Oklahoma City Thunder Kevin Durant drives to the basket by Memphis Grizzlies Zach Randolph and Shane Battier in Memphis

Oklahoma City Thunder Kevin Durant (C) drives to the basket by Memphis Grizzlies Zach Randolph (50) and Shane Battier (R) during the first half of NBA basketball action in Memphis, Tennessee May 9, 2011. REUTERS/Mark Weber (UNITED STATES - Tags: SPORT BASKETBALL)

Reuters

It was long. It was draining. It was sloppy. It was brilliant. It was physical. It had easy shots missed and impossible ones hit. It was entertaining. It was basketball you could not turn away from.

It was the best game of the playoffs so far.

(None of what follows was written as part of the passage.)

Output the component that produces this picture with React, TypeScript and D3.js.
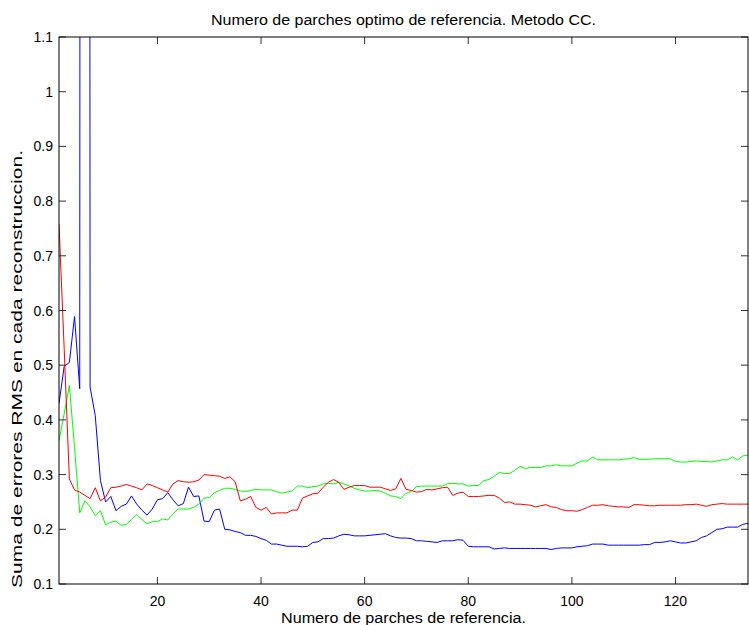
import React from "react";
import * as d3 from "d3";

const title = "Numero de parches optimo de referencia. Metodo CC.";
const xLabel = "Numero de parches de referencia.";
const yLabel = "Suma de errores RMS en cada reconstruccion.";
const xTicks = [20, 40, 60, 80, 100, 120];
const yTicks = [0.1, 0.2, 0.3, 0.4, 0.5, 0.6, 0.7, 0.8, 0.9, 1, 1.1];

const blue = [
  0.43, 0.498, 0.505, 0.589, 0.457, 20, 0.46, 0.408, 0.289, 0.25,
  0.26, 0.234, 0.242, 0.246, 0.261, 0.246, 0.235, 0.226, 0.237, 0.254,
  0.256, 0.267, 0.254, 0.243, 0.247, 0.277, 0.26, 0.261, 0.215, 0.214,
  0.235, 0.237, 0.2, 0.199, 0.196, 0.194, 0.189, 0.189, 0.187, 0.183,
  0.18, 0.173, 0.173, 0.171, 0.169, 0.169, 0.169, 0.168, 0.169, 0.176,
  0.177, 0.183, 0.183, 0.184, 0.188, 0.191, 0.19, 0.188, 0.188, 0.188,
  0.189, 0.19, 0.191, 0.192, 0.188, 0.185, 0.184, 0.184, 0.183, 0.179,
  0.179, 0.178, 0.177, 0.176, 0.179, 0.179, 0.179, 0.181, 0.18, 0.169,
  0.168, 0.168, 0.168, 0.168, 0.164, 0.165, 0.166, 0.165, 0.165, 0.165,
  0.165, 0.165, 0.165, 0.165, 0.165, 0.163, 0.165, 0.166, 0.166, 0.166,
  0.168, 0.169, 0.17, 0.173, 0.173, 0.173, 0.171, 0.171, 0.171, 0.171,
  0.171, 0.171, 0.171, 0.172, 0.172, 0.176, 0.176, 0.177, 0.179, 0.177,
  0.175, 0.175, 0.177, 0.179, 0.185, 0.188, 0.194, 0.2, 0.201, 0.204,
  0.204, 0.204, 0.209, 0.211,
];

const red = [
  0.758, 0.53, 0.292, 0.272, 0.268, 0.262, 0.256, 0.276, 0.252, 0.259,
  0.276, 0.277, 0.279, 0.282, 0.279, 0.276, 0.272, 0.283, 0.28, 0.276,
  0.272, 0.268, 0.283, 0.289, 0.287, 0.286, 0.287, 0.29, 0.3, 0.299,
  0.298, 0.297, 0.293, 0.296, 0.287, 0.252, 0.255, 0.26, 0.24, 0.235,
  0.24, 0.228, 0.23, 0.23, 0.23, 0.235, 0.235, 0.257, 0.261, 0.265,
  0.266, 0.277, 0.286, 0.291, 0.286, 0.273, 0.277, 0.28, 0.28, 0.28,
  0.277, 0.277, 0.277, 0.274, 0.271, 0.274, 0.293, 0.273, 0.271, 0.268,
  0.269, 0.273, 0.272, 0.274, 0.276, 0.277, 0.262, 0.266, 0.268, 0.26,
  0.26, 0.26, 0.261, 0.262, 0.262, 0.257, 0.249, 0.25, 0.246, 0.246,
  0.245, 0.244, 0.241, 0.243, 0.245, 0.241, 0.24, 0.236, 0.234, 0.234,
  0.233, 0.236, 0.24, 0.244, 0.244, 0.245, 0.243, 0.242, 0.241, 0.241,
  0.24, 0.245, 0.245, 0.244, 0.243, 0.243, 0.244, 0.244, 0.244, 0.244,
  0.244, 0.245, 0.245, 0.246, 0.244, 0.242, 0.245, 0.246, 0.247, 0.246,
  0.246, 0.246, 0.246, 0.246,
];

const green = [
  0.362, 0.411, 0.463, 0.35, 0.23, 0.252, 0.241, 0.225, 0.234, 0.208,
  0.213, 0.215, 0.207, 0.209, 0.218, 0.227, 0.218, 0.21, 0.214, 0.214,
  0.219, 0.217, 0.228, 0.237, 0.237, 0.237, 0.24, 0.246, 0.257, 0.258,
  0.267, 0.271, 0.275, 0.275, 0.273, 0.27, 0.269, 0.271, 0.273, 0.272,
  0.272, 0.272, 0.269, 0.266, 0.268, 0.27, 0.279, 0.279, 0.276, 0.278,
  0.279, 0.283, 0.284, 0.283, 0.286, 0.283, 0.279, 0.275, 0.272, 0.27,
  0.27, 0.271, 0.27, 0.266, 0.261, 0.26, 0.256, 0.266, 0.269, 0.278,
  0.279, 0.279, 0.279, 0.279, 0.279, 0.283, 0.284, 0.283, 0.283, 0.279,
  0.28, 0.28, 0.289, 0.291, 0.297, 0.304, 0.302, 0.302, 0.308, 0.315,
  0.311, 0.313, 0.313, 0.313, 0.316, 0.316, 0.318, 0.316, 0.316, 0.316,
  0.321, 0.325, 0.325, 0.332, 0.327, 0.327, 0.327, 0.327, 0.327, 0.328,
  0.329, 0.331, 0.328, 0.328, 0.328, 0.329, 0.329, 0.329, 0.329, 0.324,
  0.323, 0.323, 0.324, 0.325, 0.324, 0.324, 0.323, 0.325, 0.327, 0.327,
  0.332, 0.327, 0.334, 0.336,
];

const series = [
  { name: "blue", values: blue, color: "#0000ff" },
  { name: "green", values: green, color: "#00ff00" },
  { name: "red", values: red, color: "#ff0000" },
];

const W = 749;
const H = 625;
const L = 59;
const R = 748;
const T = 37;
const B = 584;
const FONT = "'Liberation Sans', Arial, Helvetica, sans-serif";

export default function App() {
  const x = d3.scaleLinear().domain([1, 134]).range([L, R]);
  const y = d3.scaleLinear().domain([0.1, 1.1]).range([B, T]);
  const line = d3
    .line<number>()
    .x((_, i) => x(i + 1))
    .y((d) => y(d));
  const tl = 7;
  return (
    <svg
      width={W}
      height={H}
      style={{ position: "absolute", left: 0, top: 0, background: "#fff" }}
      fontFamily={FONT}
    >
      <defs>
        <clipPath id="plotclip">
          <rect x={L} y={T} width={R - L} height={B - T} />
        </clipPath>
      </defs>
      <rect x={0} y={0} width={W} height={H} fill="#fff" />
      <g clipPath="url(#plotclip)">
        {series.map((s) => (
          <path
            key={s.name}
            d={line(s.values) || ""}
            fill="none"
            stroke={s.color}
            strokeWidth={1}
          />
        ))}
      </g>
      {xTicks.map((t) => (
        <g key={"xt" + t}>
          <line x1={x(t)} x2={x(t)} y1={B} y2={B - tl} stroke="#333" />
          <line x1={x(t)} x2={x(t)} y1={T} y2={T + tl} stroke="#333" />
          <text x={x(t)} y={B + 22} textAnchor="middle" fontSize={14} fill="#000">
            {t}
          </text>
        </g>
      ))}
      {yTicks.map((t) => (
        <g key={"yt" + t}>
          <line x1={L} x2={L + tl} y1={y(t)} y2={y(t)} stroke="#333" />
          <line x1={R} x2={R - tl} y1={y(t)} y2={y(t)} stroke="#333" />
          <text x={L - 6} y={y(t) + 5} textAnchor="end" fontSize={14} fill="#000">
            {String(t)}
          </text>
        </g>
      ))}
      <rect
        x={L}
        y={T}
        width={R - L}
        height={B - T}
        fill="none"
        stroke="#000"
        strokeWidth={1}
      />
      <text
        x={(L + R) / 2}
        y={25}
        textAnchor="middle"
        fontSize={14}
        fill="#000"
        textLength={385}
        lengthAdjust="spacingAndGlyphs"
      >
        {title}
      </text>
      <text
        x={(L + R) / 2}
        y={623}
        textAnchor="middle"
        fontSize={14}
        fill="#000"
        textLength={245}
        lengthAdjust="spacingAndGlyphs"
      >
        {xLabel}
      </text>
      <text
        transform={`translate(22, 369) rotate(-90)`}
        textAnchor="middle"
        fontSize={14}
        fill="#000"
        textLength={438}
        lengthAdjust="spacingAndGlyphs"
      >
        {yLabel}
      </text>
    </svg>
  );
}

And in the end — three overtimes later — Oklahoma City has evened its series with Memphis 2-2 after a 133-123 win.

For us fans, thank you Memphis and Oklahoma City.

It leaves us a tied series with this simple question — which team can bounce back better from this exhausting game? The team that does will win. Can Memphis bounce back from this kind of devastating loss? Did Oklahoma City leave everything they have on the court and can they play with the energy needed again in less than 48 hours? (The last three winners of a playoff triple overtime game lost the series.)

But oh, what a Game 4.

At first it was Oklahoma City that had to rally back — down 18 at one point in the second quarter — but they found a way to get turnovers and some fast break buckets.

Once again it looked like Oklahoma City was going to find a way to blow a lead — they were up by five points with 7:30 left in the fourth quarter.

And then they ran in to the same problem — a nine-minute stretch where Kevin Durant did not get a shot off. Russell Westbrook took a lot of heat for this the last few days around the Interwebs, and he deserves some of the blame. He can get tunnel vision on shots. But Durant becomes a spectator, not moving to get open, not doing his part to get into position. Coach Scott Brooks deserves part of the blame. Everyone deserves some blame for not getting James Harden the ball as a shot creator more in this situation because he is the best passer, best pure point guard they have. Harden was a beast in this game.

And all that takes away from what Memphis did. They created turnovers, they grabbed offensive boards (on 38.7 percent of their missed shots on the night).

And oh, did they make shots.

There was Mike Conley with a ridiculous three from 28 feet out over the outstretched arm of Kendrick Perkins with three seconds left to send it to the first overtime. (Yes, they should have fouled before the shot.)

There was rookie Greivis Vasquez — in only because Conley had fouled out — who matched Conley’s ridiculous three and upped it one with a leaning shot-put of a three to send it to a second overtime.

Through it all both teams were beating each other up inside — Nick Collison banging on Zach Randolph, Kendrick Perkins banging on everyone (but missing two key free throws that could have ended this game a lot earlier).

The thunder kept pulling away — Durant at one point hit a ridiculous catch-and-shoot three to put the Thunder up by 7 in one overtime. But O.J. Mayo answered with a three. And so it went, shot by shot, answer for answer.

Until in the third overtime, when the Grizzlies could not summon another answer to another Thunder run.

It was a roller coaster. Westbrook finished with 40 points, Durant had 35 on 20 shots, plus 13 rebounds. Harden had 19, Mayo 18.

It was amazing. Flat out stunning.

And the team that best recovers from it will win the series.